Island Paint, Secret by Benjamin Moore; Walnut Countertop, M&E Manufacturing; Faucet, Etsy; Sink, Amazon; Stools, CB2; Sconces, Hudson Valley Lighting.

Damour’s Dutch ovens, pitches, and other bulkier cookware and serving tools also live in plain sight on the custom island. The structure was brought to life by her colleague Mel Jones Jr., who fabricated the piece in just three days. “It’s also where we perch and have a quick bite at the end of the day,” says Damour of her decision to incorporate seating. 

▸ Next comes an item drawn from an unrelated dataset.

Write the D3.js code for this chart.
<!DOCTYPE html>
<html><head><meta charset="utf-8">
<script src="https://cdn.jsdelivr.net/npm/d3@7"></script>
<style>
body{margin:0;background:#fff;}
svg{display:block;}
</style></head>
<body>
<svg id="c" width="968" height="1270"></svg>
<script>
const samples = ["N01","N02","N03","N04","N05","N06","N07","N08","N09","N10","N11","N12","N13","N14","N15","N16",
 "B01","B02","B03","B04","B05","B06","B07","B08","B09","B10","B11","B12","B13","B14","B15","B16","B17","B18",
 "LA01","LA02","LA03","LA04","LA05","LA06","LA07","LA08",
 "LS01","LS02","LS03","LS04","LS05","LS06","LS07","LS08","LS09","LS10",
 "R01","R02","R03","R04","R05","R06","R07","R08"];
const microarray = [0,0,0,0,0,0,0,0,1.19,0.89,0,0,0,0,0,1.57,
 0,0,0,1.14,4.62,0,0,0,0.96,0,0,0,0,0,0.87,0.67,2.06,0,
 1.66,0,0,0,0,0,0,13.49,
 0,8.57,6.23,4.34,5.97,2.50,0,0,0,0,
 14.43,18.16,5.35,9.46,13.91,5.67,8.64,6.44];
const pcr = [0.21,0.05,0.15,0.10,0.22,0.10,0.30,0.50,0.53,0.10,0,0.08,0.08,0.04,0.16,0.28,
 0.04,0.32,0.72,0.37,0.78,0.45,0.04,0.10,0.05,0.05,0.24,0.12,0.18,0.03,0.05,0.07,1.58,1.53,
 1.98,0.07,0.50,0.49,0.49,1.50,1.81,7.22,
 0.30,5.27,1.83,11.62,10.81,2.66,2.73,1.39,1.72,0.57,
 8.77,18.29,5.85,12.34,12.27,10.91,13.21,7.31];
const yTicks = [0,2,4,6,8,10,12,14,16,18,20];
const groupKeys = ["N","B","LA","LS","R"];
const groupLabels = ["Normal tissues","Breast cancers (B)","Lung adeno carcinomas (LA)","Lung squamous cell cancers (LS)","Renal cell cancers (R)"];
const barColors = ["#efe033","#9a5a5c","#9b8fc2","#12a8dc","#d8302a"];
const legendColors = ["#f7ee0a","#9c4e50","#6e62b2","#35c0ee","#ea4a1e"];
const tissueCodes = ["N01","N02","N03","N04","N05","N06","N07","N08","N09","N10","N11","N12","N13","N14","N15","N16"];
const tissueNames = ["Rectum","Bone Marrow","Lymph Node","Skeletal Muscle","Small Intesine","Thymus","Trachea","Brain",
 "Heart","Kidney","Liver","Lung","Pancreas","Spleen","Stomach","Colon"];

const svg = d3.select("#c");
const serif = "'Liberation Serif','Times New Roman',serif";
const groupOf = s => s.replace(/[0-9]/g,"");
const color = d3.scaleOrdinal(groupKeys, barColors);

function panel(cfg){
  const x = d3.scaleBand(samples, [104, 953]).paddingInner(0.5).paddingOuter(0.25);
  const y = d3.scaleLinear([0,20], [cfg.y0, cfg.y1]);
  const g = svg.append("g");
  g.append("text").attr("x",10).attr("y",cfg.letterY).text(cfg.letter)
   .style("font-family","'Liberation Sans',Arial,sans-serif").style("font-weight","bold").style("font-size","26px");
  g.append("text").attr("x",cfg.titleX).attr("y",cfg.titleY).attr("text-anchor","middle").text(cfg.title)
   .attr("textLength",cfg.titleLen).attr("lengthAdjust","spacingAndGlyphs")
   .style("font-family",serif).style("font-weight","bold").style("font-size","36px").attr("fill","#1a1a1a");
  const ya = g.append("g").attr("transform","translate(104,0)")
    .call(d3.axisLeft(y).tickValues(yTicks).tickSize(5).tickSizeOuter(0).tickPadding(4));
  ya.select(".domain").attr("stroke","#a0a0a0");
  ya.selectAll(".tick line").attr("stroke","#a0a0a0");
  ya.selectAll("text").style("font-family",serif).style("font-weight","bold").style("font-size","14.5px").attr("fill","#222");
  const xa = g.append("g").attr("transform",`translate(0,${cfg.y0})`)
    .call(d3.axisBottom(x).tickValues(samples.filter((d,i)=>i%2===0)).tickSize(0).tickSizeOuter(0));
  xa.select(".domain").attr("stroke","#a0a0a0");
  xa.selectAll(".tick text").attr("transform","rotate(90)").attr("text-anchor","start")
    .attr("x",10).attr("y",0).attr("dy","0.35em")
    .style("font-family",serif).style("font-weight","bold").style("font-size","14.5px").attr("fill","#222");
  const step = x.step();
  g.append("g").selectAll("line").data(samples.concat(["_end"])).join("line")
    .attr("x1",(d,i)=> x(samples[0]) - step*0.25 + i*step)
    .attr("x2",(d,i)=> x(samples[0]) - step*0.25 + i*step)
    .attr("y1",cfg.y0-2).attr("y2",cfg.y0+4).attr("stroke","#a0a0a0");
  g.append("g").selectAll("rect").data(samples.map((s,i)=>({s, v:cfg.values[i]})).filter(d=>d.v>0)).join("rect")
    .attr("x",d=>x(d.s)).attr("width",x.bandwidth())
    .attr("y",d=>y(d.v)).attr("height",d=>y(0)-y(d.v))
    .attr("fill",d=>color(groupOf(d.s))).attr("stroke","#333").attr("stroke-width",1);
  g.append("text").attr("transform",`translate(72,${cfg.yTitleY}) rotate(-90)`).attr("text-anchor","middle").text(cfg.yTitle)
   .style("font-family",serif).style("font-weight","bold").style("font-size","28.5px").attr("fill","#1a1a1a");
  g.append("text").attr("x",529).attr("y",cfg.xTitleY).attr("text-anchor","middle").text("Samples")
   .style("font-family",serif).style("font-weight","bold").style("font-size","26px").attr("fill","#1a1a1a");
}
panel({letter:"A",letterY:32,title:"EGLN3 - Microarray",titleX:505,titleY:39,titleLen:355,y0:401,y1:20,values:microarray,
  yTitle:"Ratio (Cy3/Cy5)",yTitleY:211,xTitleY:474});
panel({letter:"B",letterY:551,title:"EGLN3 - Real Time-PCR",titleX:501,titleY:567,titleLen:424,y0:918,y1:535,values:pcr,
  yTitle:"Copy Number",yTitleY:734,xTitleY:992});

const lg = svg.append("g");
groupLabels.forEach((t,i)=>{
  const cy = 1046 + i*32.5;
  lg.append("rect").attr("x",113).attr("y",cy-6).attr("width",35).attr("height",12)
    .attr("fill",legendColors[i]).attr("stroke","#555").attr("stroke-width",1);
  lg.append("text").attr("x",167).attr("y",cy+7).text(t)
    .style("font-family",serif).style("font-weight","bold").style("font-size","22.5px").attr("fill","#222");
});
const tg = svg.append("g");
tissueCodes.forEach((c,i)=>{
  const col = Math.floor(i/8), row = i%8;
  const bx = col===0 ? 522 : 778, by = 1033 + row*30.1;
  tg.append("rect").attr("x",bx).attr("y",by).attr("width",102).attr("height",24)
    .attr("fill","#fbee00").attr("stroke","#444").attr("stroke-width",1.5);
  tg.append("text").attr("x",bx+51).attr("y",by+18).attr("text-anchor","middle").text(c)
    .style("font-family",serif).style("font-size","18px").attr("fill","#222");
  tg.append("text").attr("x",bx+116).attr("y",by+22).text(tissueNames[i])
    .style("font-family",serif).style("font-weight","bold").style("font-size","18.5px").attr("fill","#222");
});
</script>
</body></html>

A Window (Er, Door) of Opportunity

To maximize the view of the garden outside, Drake came up with the idea to turn a 4-by-7-foot sliding glass door on its side. The stationary panel was exponentially cheaper than having a large window custom-designed and shipped (he picked this one up at Door Jamb in Shokan, New York). “He hates to waste anything,” says Damour. “The more you use stuff, the more creative you get.”

Hey, Cool Flooring

Damour convinced Drake to embrace the concrete subflooring (he initially poured it with the intention of laying wood boards or stone tile over the top of it). “I told him that we were never going to get this house done if he kept going backward—this flooring is beautiful. It looks done, everybody thinks it’s done,” she says. Sticking with the cooling material was as much a win for their wallets as it was the timeline. 

A Pantry With a View

When Damour designed a room for the annual Kingston Design Showhouse earlier this year, she wrapped the walls in a dreamy hand-painted wallpaper from Flavor Paper that’s meant to transport guests somewhere far away. Fortunately, she had a large panel left over from the project, which now lives in her own pantry. (The great thing about the treatment is that it is easy to wipe down with a sponge and some water if any food gets on it.) “Through the kitchen sink window, you can see the pink and purple butterfly bushes in the summer, so you get that same imagery reflected back at you in here,” she says. Everything comes full circle.